Unexplained performance boost with +RTS -h

In #5505 (closed) the following program was reported:

{-# LANGUAGE 
        RankNTypes
        ,RecursiveDo
        ,TypeFamilies
        ,GeneralizedNewtypeDeriving
  #-}

import System.TimeIt
import qualified Data.Vector as V
import Control.Monad.State.Strict
import Control.Monad.ST.Strict
import Data.STRef

-- STO Monad is just StateT with an Int stacked on top of a ST monad.
newtype STO s a = STO { unSTO :: StateT Int (ST s) a }
    deriving (Functor, Monad, MonadFix)

runSTO :: (forall s. STO s a) -> a
runSTO x = runST (evalStateT (unSTO x) 0)
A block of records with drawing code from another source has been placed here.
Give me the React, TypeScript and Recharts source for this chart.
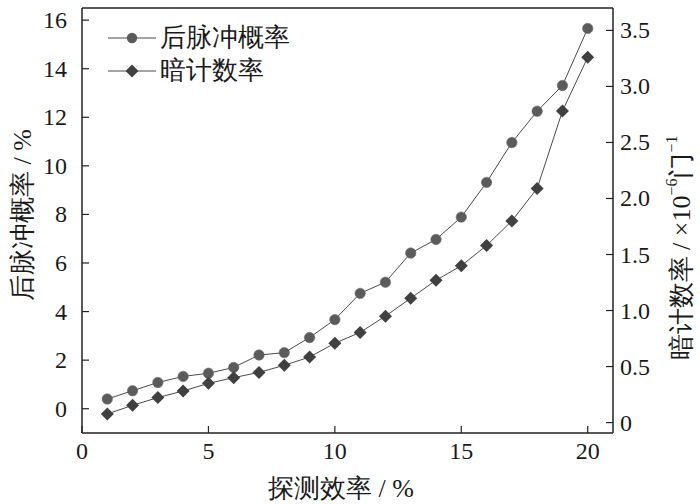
import { Legend, Line, LineChart, ReferenceLine, XAxis, YAxis } from 'recharts';

const efficiency = [1, 2, 3, 4, 5, 6, 7, 8, 9, 10, 11, 12, 13, 14, 15, 16, 17, 18, 19, 20];
const afterpulse = [
  0.4, 0.74, 1.08, 1.33, 1.46, 1.7, 2.21, 2.31, 2.93, 3.67,
  4.75, 5.21, 6.41, 6.97, 7.89, 9.32, 10.96, 12.25, 13.31, 15.66,
];
const darkCount = [
  0.077, 0.154, 0.223, 0.282, 0.35, 0.401, 0.448, 0.511, 0.585, 0.708,
  0.805, 0.95, 1.11, 1.27, 1.4, 1.58, 1.8, 2.09, 2.78, 3.26,
];
const seriesNames = ['后脉冲概率', '暗计数率'];

const xTicks = [0, 5, 10, 15, 20];
const leftTicks = [0, 2, 4, 6, 8, 10, 12, 14, 16];
const rightTicks = [0, 0.5, 1, 1.5, 2, 2.5, 3, 3.5];

const data = efficiency.map((x, i) => ({ x, ap: afterpulse[i], dc: darkCount[i] }));

const AXIS = '#222';
const LINE = '#4a4a4a';
const CIRCLE = '#5b5b5b';
const DIAMOND = '#404040';
const INK = '#1a1a1a';
const SERIF = "'Liberation Serif', 'Times New Roman', serif";

// something on the page wins over attributes and inline styles, so force it
const fontCss = `
#afterpulse-chart text, #afterpulse-chart tspan, #afterpulse-chart .legend-box {
  font-family: ${SERIF} !important;
}
`;

function fmtRight(v: number) {
  return v === 0 ? '0' : v.toFixed(1);
}

function BottomTick(props: any) {
  const { x, y, payload } = props;
  return (
    <text x={x} y={y} dy="0.8em" textAnchor="middle" fontSize={24} fill={INK}>
      {payload.value}
    </text>
  );
}

function LeftTick(props: any) {
  const { x, y, payload } = props;
  return (
    <text x={x} y={y} textAnchor="end" dominantBaseline="central" fontSize={24} fill={INK}>
      {payload.value}
    </text>
  );
}

function RightTick(props: any) {
  const { x, y, payload } = props;
  return (
    <text x={x} y={y} textAnchor="start" dominantBaseline="central" fontSize={24} fill={INK}>
      {fmtRight(payload.value)}
    </text>
  );
}

function circleDot(props: any) {
  const { cx, cy, index } = props;
  return <circle key={`c${index}`} cx={cx} cy={cy} r={5.2} fill={CIRCLE} stroke="#6a6a6a" strokeWidth={0.6} />;
}

function diamondDot(props: any) {
  const { cx, cy, index } = props;
  const s = 6.5;
  return (
    <path
      key={`d${index}`}
      d={`M${cx},${cy - s}L${cx + s},${cy}L${cx},${cy + s}L${cx - s},${cy}Z`}
      fill={DIAMOND}
    />
  );
}

function LegendBox() {
  return (
    <div className="legend-box" style={{ fontSize: 26, color: INK }}>
      {seriesNames.map((name, i) => (
        <div key={name} style={{ display: 'flex', alignItems: 'center', height: 33 }}>
          <svg width={52} height={20} style={{ display: 'block' }}>
            <line x1={0} y1={10} x2={48} y2={10} stroke={LINE} strokeWidth={1} />
            {i === 0 ? (
              <circle cx={24} cy={10} r={5.2} fill={CIRCLE} />
            ) : (
              <path d="M24,3.5L30.5,10L24,16.5L17.5,10Z" fill={DIAMOND} />
            )}
          </svg>
          <span style={{ lineHeight: '33px' }}>{name}</span>
        </div>
      ))}
    </div>
  );
}

export default function App() {
  return (
    <div id="afterpulse-chart" style={{ position: 'absolute', left: 0, top: 0, background: '#fff' }}>
      <style>{fontCss}</style>
      <LineChart width={700} height={504} data={data} margin={{ top: 8, right: 0, bottom: 0, left: 0 }}>
        <XAxis
          dataKey="x"
          type="number"
          domain={[0, 21]}
          ticks={xTicks}
          height={71}
          tickSize={-7}
          tickMargin={14}
          axisLine={{ stroke: AXIS, strokeWidth: 1.5 }}
          tickLine={{ stroke: AXIS, strokeWidth: 1.2 }}
          tick={<BottomTick />}
          label={{
            content: () => (
              <text x={341} y={488} textAnchor="middle" dominantBaseline="central" fontSize={26} fill={INK}>
                探测效率 / %
              </text>
            ),
          }}
        />
        <YAxis
          yAxisId="l"
          domain={[-1, 16.5]}
          ticks={leftTicks}
          width={82}
          tickSize={-7}
          tickMargin={22}
          axisLine={{ stroke: AXIS, strokeWidth: 1.5 }}
          tickLine={{ stroke: AXIS, strokeWidth: 1.2 }}
          tick={<LeftTick />}
          label={{
            content: () => (
              <text x={22} y={215} transform="rotate(-90 22 215)" textAnchor="middle" dominantBaseline="central" fontSize={26} fill={INK}>
                后脉冲概率 / %
              </text>
            ),
          }}
        />
        <YAxis
          yAxisId="r"
          orientation="right"
          domain={[-0.093, 3.7]}
          ticks={rightTicks}
          width={87}
          tickSize={-7}
          tickMargin={14}
          axisLine={{ stroke: AXIS, strokeWidth: 1.5 }}
          tickLine={{ stroke: AXIS, strokeWidth: 1.2 }}
          tick={<RightTick />}
          label={{
            content: () => (
              <text x={681} y={248} transform="rotate(-90 681 248)" textAnchor="middle" dominantBaseline="central" fontSize={26} fill={INK}>
                暗计数率 / ×10
                <tspan fontSize={16} dy={-10}>−6</tspan>
                <tspan dy={10}>门</tspan>
                <tspan fontSize={16} dy={-10}>−1</tspan>
              </text>
            ),
          }}
        />
        <ReferenceLine yAxisId="l" y={16.5} stroke={AXIS} strokeWidth={1.5} />
        <Legend
          layout="vertical"
          align="center"
          verticalAlign="middle"
          wrapperStyle={{ top: 21, left: 108, width: 'auto' }}
          content={() => <LegendBox />}
        />
        <Line
          yAxisId="l"
          dataKey="ap"
          name={seriesNames[0]}
          stroke={LINE}
          strokeWidth={1}
          dot={circleDot}
          activeDot={false}
          isAnimationActive={false}
        />
        <Line
          yAxisId="r"
          dataKey="dc"
          name={seriesNames[1]}
          stroke={LINE}
          strokeWidth={1}
          dot={diamondDot}
          activeDot={false}
          isAnimationActive={false}
        />
      </LineChart>
    </div>
  );
}
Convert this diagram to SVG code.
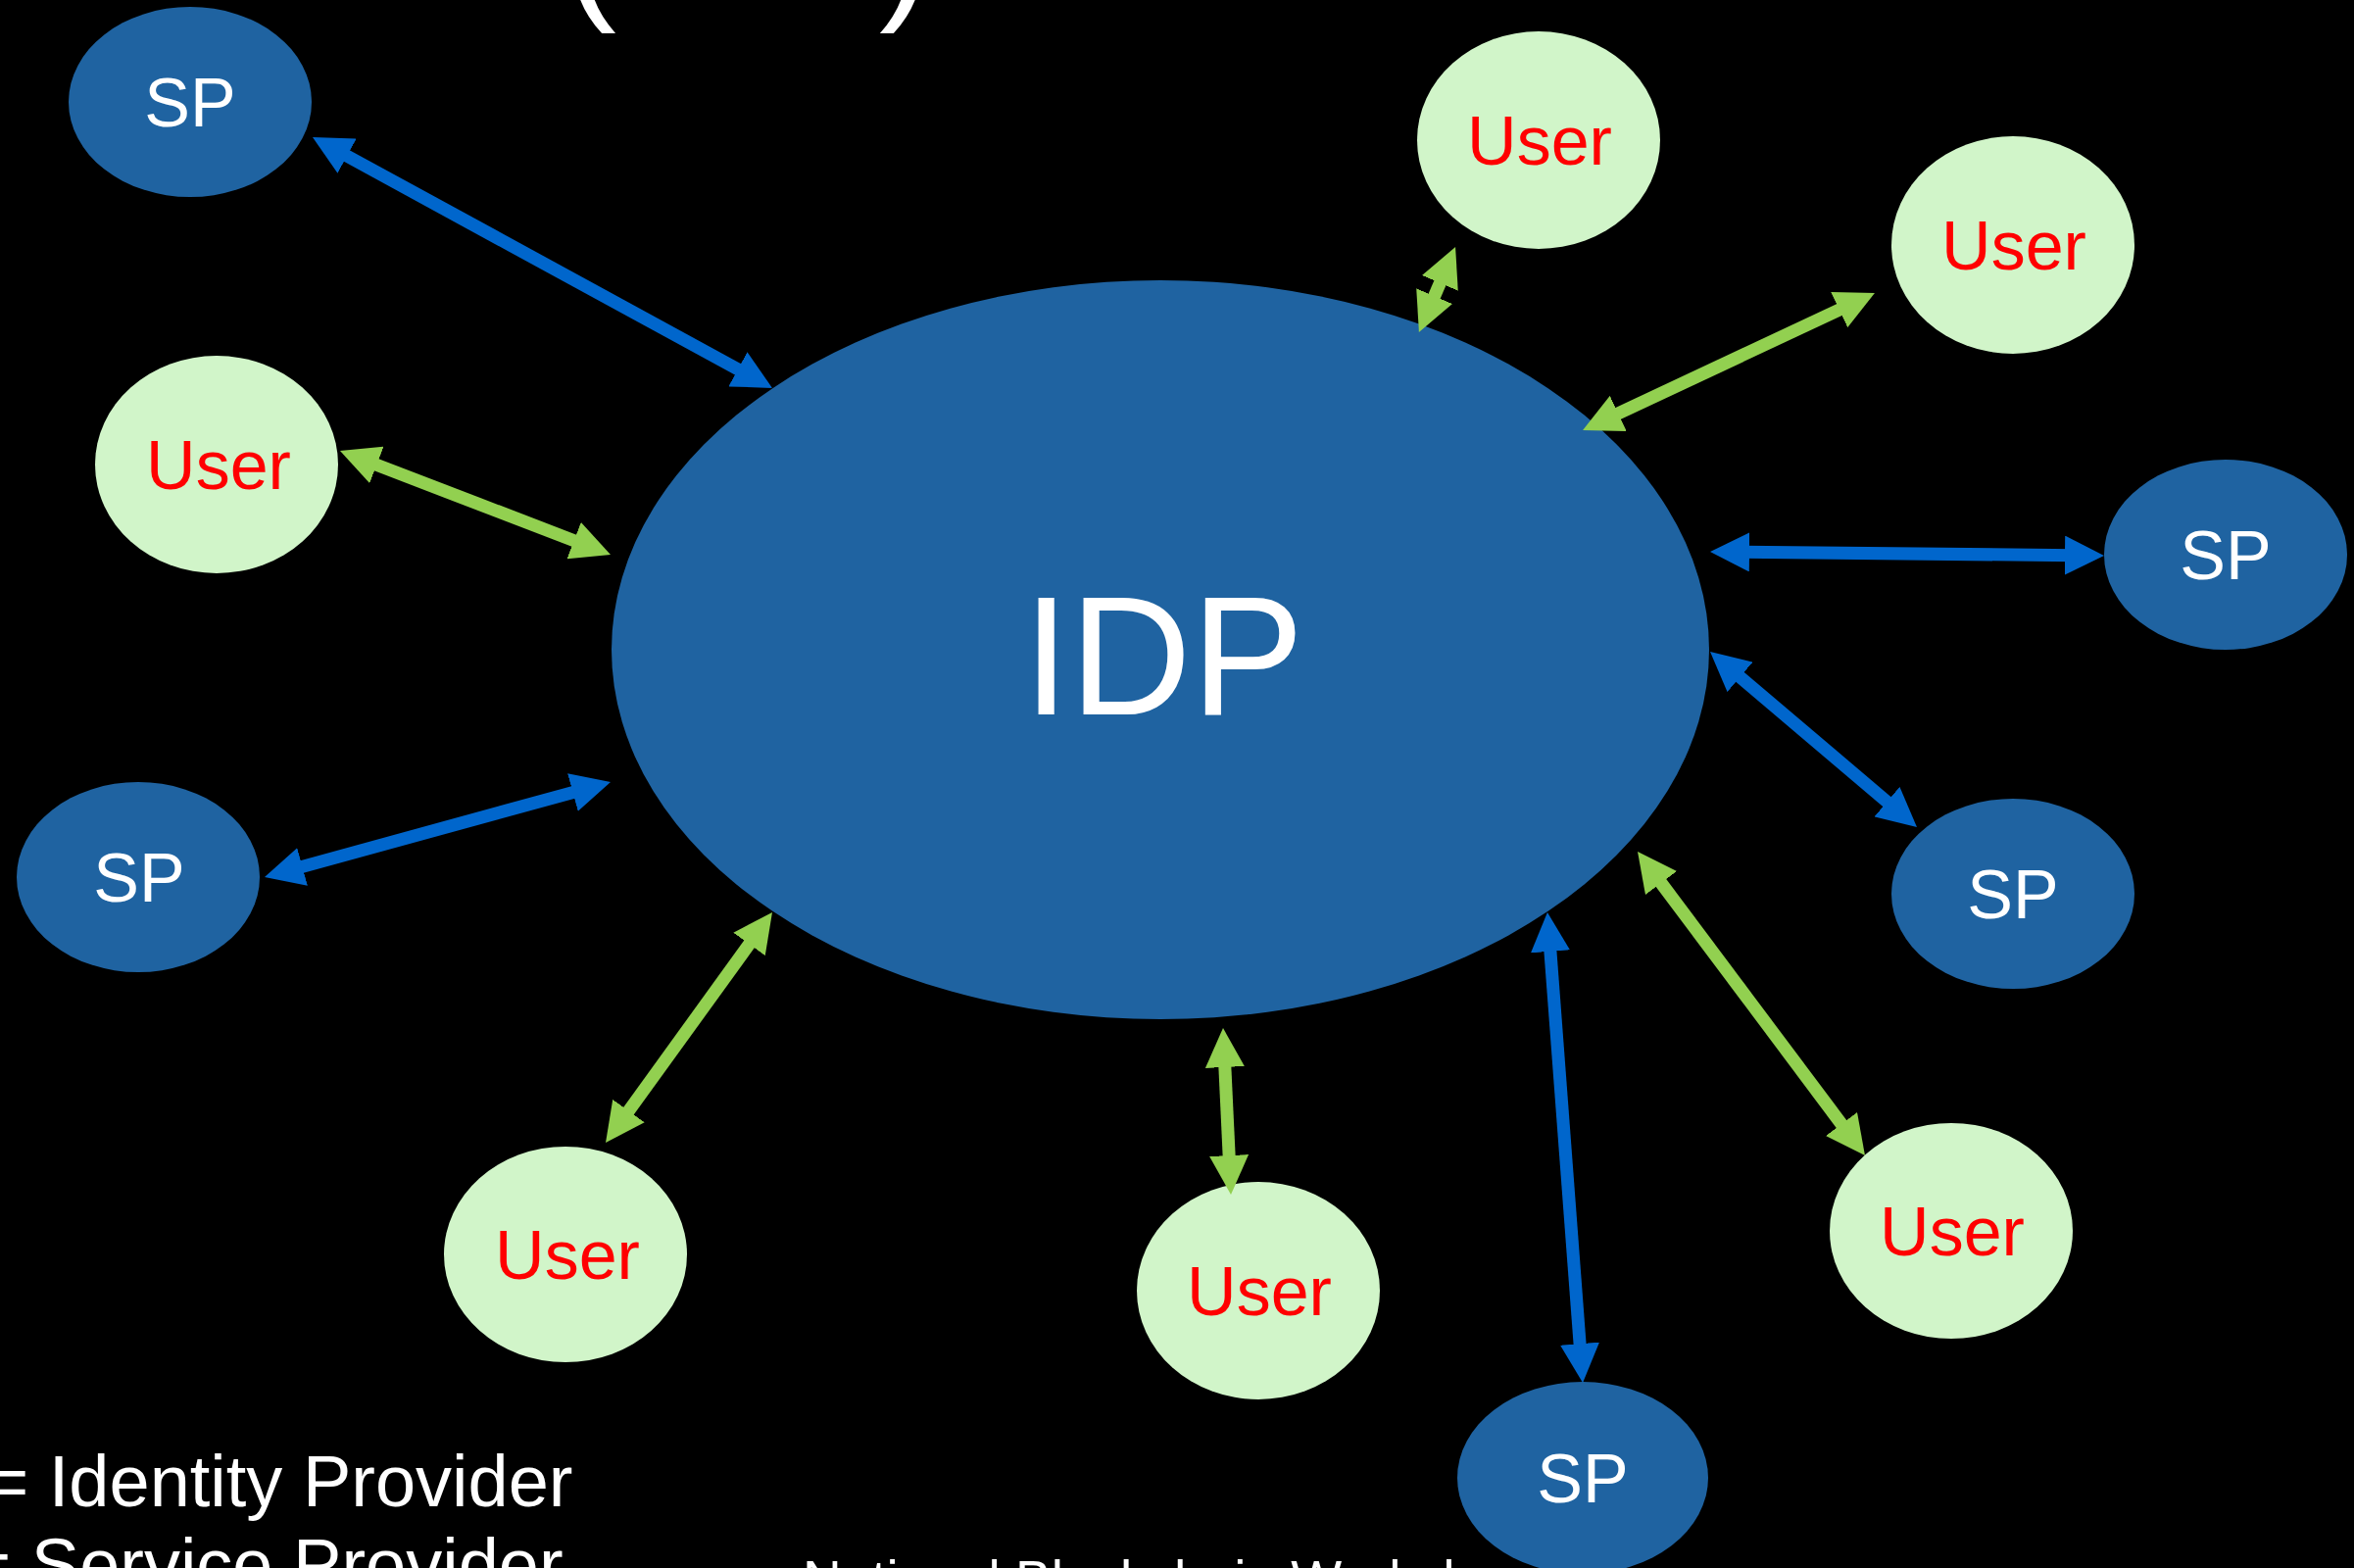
<svg xmlns="http://www.w3.org/2000/svg" width="2402" height="1600" viewBox="0 0 2402 1600">
  <defs>
    <style>
      .bg { fill: #000000; }
      .sp { fill: #1F63A1; }
      .user { fill: #D1F5C9; }
      .idp { fill: #1F63A1; }
      .lbl { font-family: "Liberation Sans", Arial, Helvetica, sans-serif; text-anchor: middle; }
      .sptxt { fill: #FFFFFF; font-size: 70px; }
      .usertxt { fill: #FF0000; font-size: 70px; }
      .idptxt { fill: #FFFFFF; font-size: 172px; }
      .plain { font-family: "Liberation Sans", Arial, Helvetica, sans-serif; fill: #FFFFFF; }
      .ab { stroke: #0066CC; stroke-width: 13; fill: none; marker-start: url(#hb); marker-end: url(#hb); }
      .ag { stroke: #92D050; stroke-width: 13; fill: none; marker-start: url(#hg); marker-end: url(#hg); }
    </style>
    <marker id="hb" viewBox="0 0 40 40" markerUnits="userSpaceOnUse" markerWidth="40" markerHeight="40" refX="10" refY="20" orient="auto-start-reverse">
      <path d="M0,0 L40,20 L0,40 Z" fill="#0066CC"/>
    </marker>
    <marker id="hg" viewBox="0 0 40 40" markerUnits="userSpaceOnUse" markerWidth="40" markerHeight="40" refX="10" refY="20" orient="auto-start-reverse">
      <path d="M0,0 L40,20 L0,40 Z" fill="#92D050"/>
    </marker>
  </defs>

  <rect class="bg" x="0" y="0" width="2402" height="1600"/>

  <!-- cut-off title and footer texts -->
  <g id="title">
    <text class="plain" x="575" y="0" font-size="162">(</text>
    <text class="plain" x="897" y="0" font-size="162">)</text>
  </g>
  <g id="legend">
    <text class="plain" x="-14" y="1537" font-size="74">= Identity Provider</text>
    <text class="plain" x="-32" y="1622" font-size="74">= Service Provider</text>
  </g>
  <text class="plain" x="819" y="1631" font-size="55">National Blockchain Workshop</text>

  <g id="idp">
    <ellipse class="idp" cx="1184" cy="663" rx="560" ry="377"/>
    <text class="lbl idptxt" x="1187" y="729">IDP</text>
  </g>

  <g id="sp-topleft">
    <ellipse class="sp" cx="194" cy="104" rx="124" ry="97"/>
    <text class="lbl sptxt" x="194" y="129">SP</text>
  </g>
  <g id="user-left">
    <ellipse class="user" cx="221" cy="474" rx="124" ry="111"/>
    <text class="lbl usertxt" x="223" y="499">User</text>
  </g>
  <g id="sp-left">
    <ellipse class="sp" cx="141" cy="895" rx="124" ry="97"/>
    <text class="lbl sptxt" x="142" y="920">SP</text>
  </g>
  <g id="user-bottomleft">
    <ellipse class="user" cx="577" cy="1280" rx="124" ry="110"/>
    <text class="lbl usertxt" x="579" y="1305">User</text>
  </g>
  <g id="user-bottomcenter">
    <ellipse class="user" cx="1284" cy="1317" rx="124" ry="111"/>
    <text class="lbl usertxt" x="1285" y="1342">User</text>
  </g>
  <g id="sp-bottom">
    <ellipse class="sp" cx="1615" cy="1508" rx="128" ry="98"/>
    <text class="lbl sptxt" x="1615" y="1533">SP</text>
  </g>
  <g id="user-bottomright">
    <ellipse class="user" cx="1991" cy="1256" rx="124" ry="110"/>
    <text class="lbl usertxt" x="1992" y="1281">User</text>
  </g>
  <g id="sp-rightlower">
    <ellipse class="sp" cx="2054" cy="912" rx="124" ry="97"/>
    <text class="lbl sptxt" x="2054" y="937">SP</text>
  </g>
  <g id="sp-rightupper">
    <ellipse class="sp" cx="2271" cy="566" rx="124" ry="97"/>
    <text class="lbl sptxt" x="2271" y="591">SP</text>
  </g>
  <g id="user-topright">
    <ellipse class="user" cx="2054" cy="250" rx="124" ry="111"/>
    <text class="lbl usertxt" x="2055" y="275">User</text>
  </g>
  <g id="user-top">
    <ellipse class="user" cx="1570" cy="143" rx="124" ry="111"/>
    <text class="lbl usertxt" x="1571" y="168">User</text>
  </g>

  <g id="connectors">
    <line class="ab" x1="345.3" y1="154.4" x2="761.7" y2="381.6"/>
    <line class="ag" x1="375" y1="470.8" x2="595" y2="555.2"/>
    <line class="ab" x1="298.9" y1="887.1" x2="594.1" y2="805.9"/>
    <line class="ag" x1="635.6" y1="1141.7" x2="770.4" y2="955.3"/>
    <line class="ag" x1="1254.6" y1="1189" x2="1249.4" y2="1079"/>
    <line class="ab" x1="1612.8" y1="1381.1" x2="1581.2" y2="960.9"/>
    <line class="ag" x1="1885" y1="1155" x2="1689" y2="893"/>
    <line class="ab" x1="1933.1" y1="824.6" x2="1767.9" y2="684.4"/>
    <line class="ab" x1="2117" y1="566.7" x2="1775" y2="563.3"/>
    <line class="ag" x1="1885.8" y1="311.8" x2="1642.2" y2="426.2"/>
    <line class="ag" x1="1473.3" y1="279.6" x2="1459.7" y2="311.4"/>
  </g>
</svg>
data CircList s = ConsM {value :: {-# UNPACK #-} !Int
                        ,cons  :: {-# UNPACK #-} !(STRef s (CircList s )) }

-- | Defines a circular list of length ns
clist ns = do
    rec allItems <-
            let next i = nextCons i $ (V.!) allItems ((i+1) `mod` ns)
            in V.generateM ns next
    return $ (V.!) allItems 0
    where nextCons v n = do
                        n' <- switchSTorSTO  $ newSTRef $ n
                        return $ ConsM v n'
                        
-- | Take one step in the CircList
oneStep (ConsM v c) = switchSTorSTO $ readSTRef c

-- | I tie a circular list of size 100 and step through it n times.
main :: IO ()
main = do 
    let n = 333222111 :: Int
    timeIt . print $ runSTO ( clist 1001 >>= liftM value . iterateM n oneStep)
    --timeIt . print $ runST ( clist 1001 >>= liftM value . iterateM n oneStep)
--  ****************************  TO SWITCH TO ST: switch between the two sets of definitions above and below this line
--switchSTorSTO = id
switchSTorSTO  = STO . lift

iterateM :: (Monad m) => Int -> (b -> m b) -> b -> m b
iterateM n f c = go n c where 
    go 0 b = return b
    go ns b = f b >>= go (ns-1)

Which on my system, when compiled for profiling, goes more than twice as fast with +RTS -h. The following is some output from perf stat with both versions:

> perf stat -e cycles -e instructions -e L1-dcache-load-misses -e stalled-cycles-backend ./5505        
222
CPU time:   5.34s

 Performance counter stats for './5505':

    10,676,916,633 cycles                    #    0.000 GHz                     [75.00%]
    11,023,609,154 instructions              #    1.03  insns per cycle        
                                             #    0.60  stalled cycles per insn [75.01%]
       462,115,593 L1-dcache-load-misses                                        [75.01%]
     6,661,087,690 stalled-cycles-backend    #   62.39% backend  cycles idle    [75.01%]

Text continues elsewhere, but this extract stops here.